When Nick finds himself detoured to a gas station on the wrong side of the tracks, however, "Death Sentence" becomes theatrical and false. The bad part of Nick's town is a lurid netherworld of exaggerated scumminess where psychotic punk gangs rule like packs of feral dogs. Most rabid is Billy Darley (an intense Garrett Hedlund), whose boys are out for a night of wilding that traumatizes Nick and his kin. Nick's trip through the courts embitters him further. "You picked the only gas station in North America without surveillance video," the prosecutor shrugs. If justice is to be done, there's only one man to deliver it.

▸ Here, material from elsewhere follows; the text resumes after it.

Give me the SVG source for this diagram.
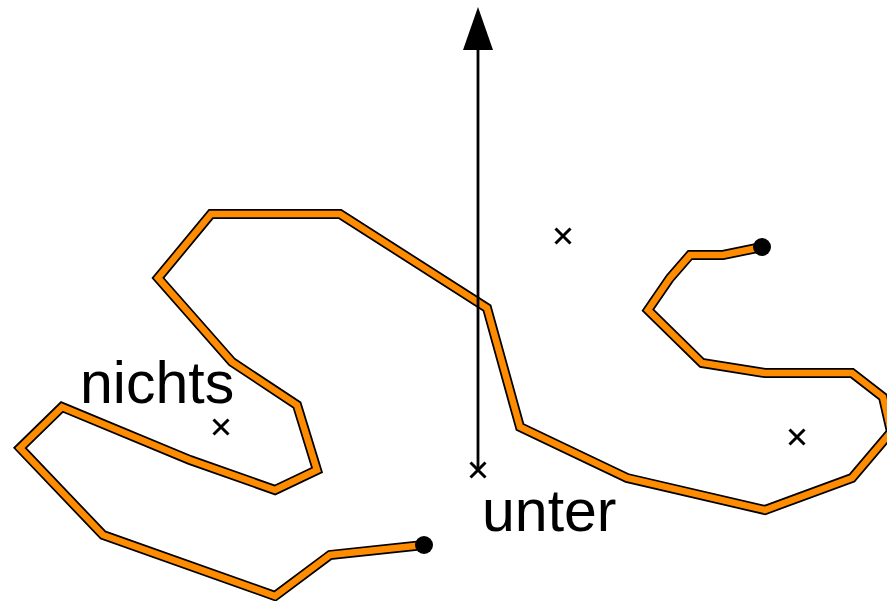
<svg xmlns="http://www.w3.org/2000/svg" width="887" height="601" viewBox="0 0 887 601">
<style>
.out{fill:none;stroke:#000;stroke-width:10;stroke-linejoin:miter;stroke-miterlimit:4}
.in{fill:none;stroke:#ff8c00;stroke-width:6.5;stroke-linejoin:miter;stroke-miterlimit:4}
.cross{stroke:#000;stroke-width:3;fill:none}
.lbl{font-family:"Liberation Sans",Arial,sans-serif;font-size:59px;fill:#000}
</style>
<g id="curve">
<polyline class="out" points="424,545 330,555 275,596 103,535 20,448 62,407 190,460 275,490 317,470 297,405 232,362 158,278 211,214 340,214 487,308 520,427 627,478 765,510 852,478 891,432 883,397 852,373 765,373 702,363 648,310 670,278 690,255 723,255 762,247"/>
<polyline class="in" points="424,545 330,555 275,596 103,535 20,448 62,407 190,460 275,490 317,470 297,405 232,362 158,278 211,214 340,214 487,308 520,427 627,478 765,510 852,478 891,432 883,397 852,373 765,373 702,363 648,310 670,278 690,255 723,255 762,247"/>
<circle cx="424" cy="545" r="9" fill="#000"/>
<circle cx="762" cy="247" r="9" fill="#000"/>
</g>
<g id="connectors">
<line x1="478" y1="470" x2="478" y2="50" stroke="#000" stroke-width="2.8"/>
<path d="M478 7 L493 50 L463 50 Z" fill="#000"/>
</g>
<g id="markers">
<path class="cross" d="M213.5 419.5 L228.5 434.5 M228.5 419.5 L213.5 434.5"/>
<path class="cross" d="M555.5 228.5 L570.5 243.5 M570.5 228.5 L555.5 243.5"/>
<path class="cross" d="M789.5 429.5 L804.5 444.5 M804.5 429.5 L789.5 444.5"/>
<path class="cross" d="M470.5 462.5 L485.5 477.5 M485.5 462.5 L470.5 477.5"/>
</g>
<g id="labels">
<text class="lbl" x="80" y="403">nichts</text>
<text class="lbl" x="482" y="531">unter</text>
</g>
</svg>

Wan's action sequences are exciting enough initially, but as they become the film's main focus, they drift into dreary overkill. Nick acquires an arsenal from a cynical backstreet gun dealer (John Goodman, sweating like a rancid pork chop), and the film proceeds to overblown shootouts that would make a slaughterhouse documentary look anemic. The climax, with the mortally wounded Nick blasting his way into the gang's lair kamikaze-style, looks awkward and foolish.

The film is at its best in smaller character moments, when Billy and his hoodlum pals sneer at Nick's easy lifestyle, or when Nick sees too late that his righteous crusade can only end in disaster. Bacon worked on thematically similar anti-vigilante material to much better effect in "Mystic River." Maybe it's no accident that his character carries the surname of David Hume, the Scottish philosopher who wrote, "The corruption of the best things gives rise to the worst." True of morals, true of movies.